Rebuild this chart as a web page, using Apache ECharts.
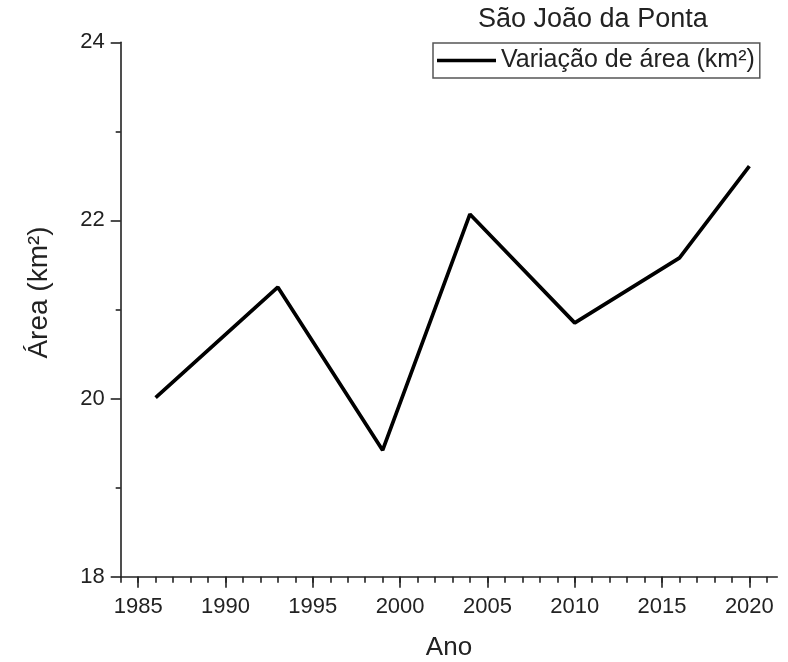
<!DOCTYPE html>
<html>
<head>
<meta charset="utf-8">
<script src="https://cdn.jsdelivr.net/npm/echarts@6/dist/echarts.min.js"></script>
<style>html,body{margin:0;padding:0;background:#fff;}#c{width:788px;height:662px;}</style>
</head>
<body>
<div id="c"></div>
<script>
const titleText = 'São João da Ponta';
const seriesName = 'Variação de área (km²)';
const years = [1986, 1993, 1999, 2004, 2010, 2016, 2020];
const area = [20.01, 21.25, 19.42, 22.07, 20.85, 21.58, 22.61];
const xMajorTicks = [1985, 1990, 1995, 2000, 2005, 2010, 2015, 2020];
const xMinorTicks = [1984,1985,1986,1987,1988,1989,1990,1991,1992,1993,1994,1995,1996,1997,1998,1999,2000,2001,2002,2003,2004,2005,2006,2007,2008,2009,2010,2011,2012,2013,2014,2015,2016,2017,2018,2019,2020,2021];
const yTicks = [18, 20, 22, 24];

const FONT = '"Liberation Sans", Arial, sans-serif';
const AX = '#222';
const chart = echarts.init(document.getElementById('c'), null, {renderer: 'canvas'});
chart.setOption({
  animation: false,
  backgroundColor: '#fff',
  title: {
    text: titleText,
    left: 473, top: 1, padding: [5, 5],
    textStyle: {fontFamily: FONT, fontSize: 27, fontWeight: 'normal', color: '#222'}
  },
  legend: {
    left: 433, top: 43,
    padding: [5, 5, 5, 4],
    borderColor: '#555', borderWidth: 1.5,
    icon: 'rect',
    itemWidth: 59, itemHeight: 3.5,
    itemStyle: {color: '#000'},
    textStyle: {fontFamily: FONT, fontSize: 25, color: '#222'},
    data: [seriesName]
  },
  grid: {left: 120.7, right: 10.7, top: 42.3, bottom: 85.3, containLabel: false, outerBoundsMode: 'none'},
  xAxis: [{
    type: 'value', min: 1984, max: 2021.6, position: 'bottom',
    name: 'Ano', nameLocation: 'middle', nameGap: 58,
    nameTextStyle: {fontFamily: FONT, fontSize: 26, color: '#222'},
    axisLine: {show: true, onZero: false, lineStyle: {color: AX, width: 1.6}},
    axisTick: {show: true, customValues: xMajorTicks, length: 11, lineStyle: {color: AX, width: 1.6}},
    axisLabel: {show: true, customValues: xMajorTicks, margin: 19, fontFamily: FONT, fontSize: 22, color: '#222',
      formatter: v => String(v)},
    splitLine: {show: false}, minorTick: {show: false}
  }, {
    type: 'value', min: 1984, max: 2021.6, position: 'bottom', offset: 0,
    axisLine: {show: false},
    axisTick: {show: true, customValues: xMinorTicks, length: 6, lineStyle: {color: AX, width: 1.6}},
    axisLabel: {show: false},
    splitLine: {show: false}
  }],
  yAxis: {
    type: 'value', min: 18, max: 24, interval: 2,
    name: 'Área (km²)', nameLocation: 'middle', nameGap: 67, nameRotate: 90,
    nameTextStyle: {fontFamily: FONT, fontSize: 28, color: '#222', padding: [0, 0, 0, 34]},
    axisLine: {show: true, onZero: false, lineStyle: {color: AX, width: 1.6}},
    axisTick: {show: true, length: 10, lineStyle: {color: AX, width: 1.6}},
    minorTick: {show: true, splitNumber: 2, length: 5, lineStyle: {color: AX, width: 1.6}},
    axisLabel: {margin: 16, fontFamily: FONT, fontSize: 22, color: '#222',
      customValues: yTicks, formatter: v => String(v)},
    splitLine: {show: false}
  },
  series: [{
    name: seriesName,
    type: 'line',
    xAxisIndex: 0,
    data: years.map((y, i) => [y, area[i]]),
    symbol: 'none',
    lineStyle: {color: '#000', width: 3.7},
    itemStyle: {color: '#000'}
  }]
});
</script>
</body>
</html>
==
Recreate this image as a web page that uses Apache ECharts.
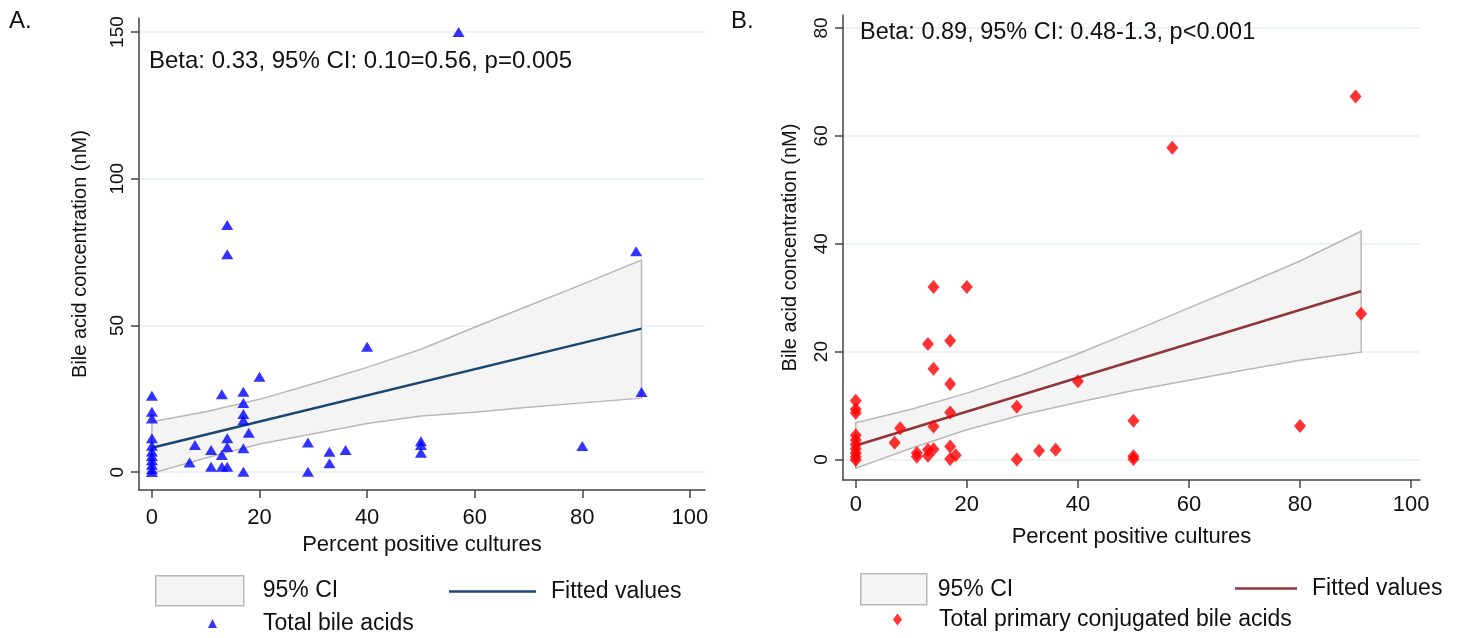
* * *
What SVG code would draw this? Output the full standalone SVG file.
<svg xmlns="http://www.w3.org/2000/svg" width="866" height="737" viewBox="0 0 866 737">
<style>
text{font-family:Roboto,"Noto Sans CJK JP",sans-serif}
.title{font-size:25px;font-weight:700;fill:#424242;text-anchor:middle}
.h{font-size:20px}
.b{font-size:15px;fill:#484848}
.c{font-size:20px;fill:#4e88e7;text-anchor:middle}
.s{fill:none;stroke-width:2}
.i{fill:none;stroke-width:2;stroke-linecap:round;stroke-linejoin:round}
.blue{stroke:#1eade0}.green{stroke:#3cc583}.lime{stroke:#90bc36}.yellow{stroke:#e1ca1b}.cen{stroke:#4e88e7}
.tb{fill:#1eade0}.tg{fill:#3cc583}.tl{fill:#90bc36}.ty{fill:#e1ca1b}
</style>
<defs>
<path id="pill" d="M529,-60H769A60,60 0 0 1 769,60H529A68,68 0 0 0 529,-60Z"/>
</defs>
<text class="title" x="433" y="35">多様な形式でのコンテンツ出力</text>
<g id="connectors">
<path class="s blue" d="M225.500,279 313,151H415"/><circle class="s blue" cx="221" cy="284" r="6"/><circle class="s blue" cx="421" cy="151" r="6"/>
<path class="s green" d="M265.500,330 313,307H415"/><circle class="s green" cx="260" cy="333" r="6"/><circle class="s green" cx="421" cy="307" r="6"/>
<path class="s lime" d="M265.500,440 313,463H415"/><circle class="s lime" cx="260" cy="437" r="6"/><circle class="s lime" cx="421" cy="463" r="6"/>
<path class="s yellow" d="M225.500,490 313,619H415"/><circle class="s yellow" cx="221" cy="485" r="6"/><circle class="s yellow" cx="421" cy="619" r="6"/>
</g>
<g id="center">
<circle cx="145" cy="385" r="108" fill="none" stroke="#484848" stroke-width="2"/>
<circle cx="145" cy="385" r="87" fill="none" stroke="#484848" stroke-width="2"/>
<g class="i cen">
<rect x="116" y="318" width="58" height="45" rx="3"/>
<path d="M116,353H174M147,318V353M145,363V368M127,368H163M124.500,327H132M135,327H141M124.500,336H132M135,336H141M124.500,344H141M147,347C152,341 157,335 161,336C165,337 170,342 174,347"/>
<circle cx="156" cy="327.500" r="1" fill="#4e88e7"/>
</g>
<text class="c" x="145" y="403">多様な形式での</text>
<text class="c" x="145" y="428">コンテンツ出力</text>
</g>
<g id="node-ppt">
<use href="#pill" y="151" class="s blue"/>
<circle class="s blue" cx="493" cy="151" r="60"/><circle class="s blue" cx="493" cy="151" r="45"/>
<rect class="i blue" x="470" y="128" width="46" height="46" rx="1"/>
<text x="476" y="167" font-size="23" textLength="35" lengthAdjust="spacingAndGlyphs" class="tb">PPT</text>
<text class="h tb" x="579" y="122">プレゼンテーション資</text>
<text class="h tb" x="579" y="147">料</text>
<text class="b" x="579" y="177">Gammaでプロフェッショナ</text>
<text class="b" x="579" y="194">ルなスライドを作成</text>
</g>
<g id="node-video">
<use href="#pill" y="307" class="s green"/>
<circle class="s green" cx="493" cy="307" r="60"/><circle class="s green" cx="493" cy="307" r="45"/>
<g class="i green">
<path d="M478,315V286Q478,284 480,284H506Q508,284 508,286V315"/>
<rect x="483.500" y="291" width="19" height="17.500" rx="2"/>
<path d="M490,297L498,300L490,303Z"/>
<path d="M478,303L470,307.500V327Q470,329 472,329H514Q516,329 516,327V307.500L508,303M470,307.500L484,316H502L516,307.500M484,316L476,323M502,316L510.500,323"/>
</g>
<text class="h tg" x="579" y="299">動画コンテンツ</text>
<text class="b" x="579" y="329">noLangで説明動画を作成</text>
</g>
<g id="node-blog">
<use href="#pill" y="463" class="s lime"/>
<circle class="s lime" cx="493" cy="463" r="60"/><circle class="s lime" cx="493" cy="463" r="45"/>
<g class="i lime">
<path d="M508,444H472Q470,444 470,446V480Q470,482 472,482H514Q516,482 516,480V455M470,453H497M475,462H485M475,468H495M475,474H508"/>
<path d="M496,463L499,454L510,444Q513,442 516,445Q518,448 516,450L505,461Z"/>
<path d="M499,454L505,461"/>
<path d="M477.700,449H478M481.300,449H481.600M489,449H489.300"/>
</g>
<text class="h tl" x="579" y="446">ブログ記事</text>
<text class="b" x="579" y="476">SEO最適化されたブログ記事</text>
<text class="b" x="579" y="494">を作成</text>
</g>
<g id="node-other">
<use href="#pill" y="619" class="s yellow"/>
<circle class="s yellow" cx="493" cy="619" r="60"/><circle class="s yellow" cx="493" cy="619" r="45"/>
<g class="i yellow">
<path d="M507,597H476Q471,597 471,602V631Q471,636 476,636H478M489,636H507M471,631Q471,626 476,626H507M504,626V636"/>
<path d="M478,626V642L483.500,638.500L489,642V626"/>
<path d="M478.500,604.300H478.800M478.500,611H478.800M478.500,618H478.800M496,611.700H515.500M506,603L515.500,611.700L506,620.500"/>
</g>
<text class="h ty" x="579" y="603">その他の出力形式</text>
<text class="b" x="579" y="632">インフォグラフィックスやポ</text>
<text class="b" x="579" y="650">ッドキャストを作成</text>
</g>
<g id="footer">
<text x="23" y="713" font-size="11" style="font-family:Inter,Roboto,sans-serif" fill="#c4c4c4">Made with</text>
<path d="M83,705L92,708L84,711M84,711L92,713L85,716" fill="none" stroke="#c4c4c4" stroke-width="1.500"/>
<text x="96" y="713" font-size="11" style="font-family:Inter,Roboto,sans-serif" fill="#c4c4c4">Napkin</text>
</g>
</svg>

▶ _Task objective_
Say how many lines in the records above hold "page", and give no other text.

▶ _Solution for this task_
2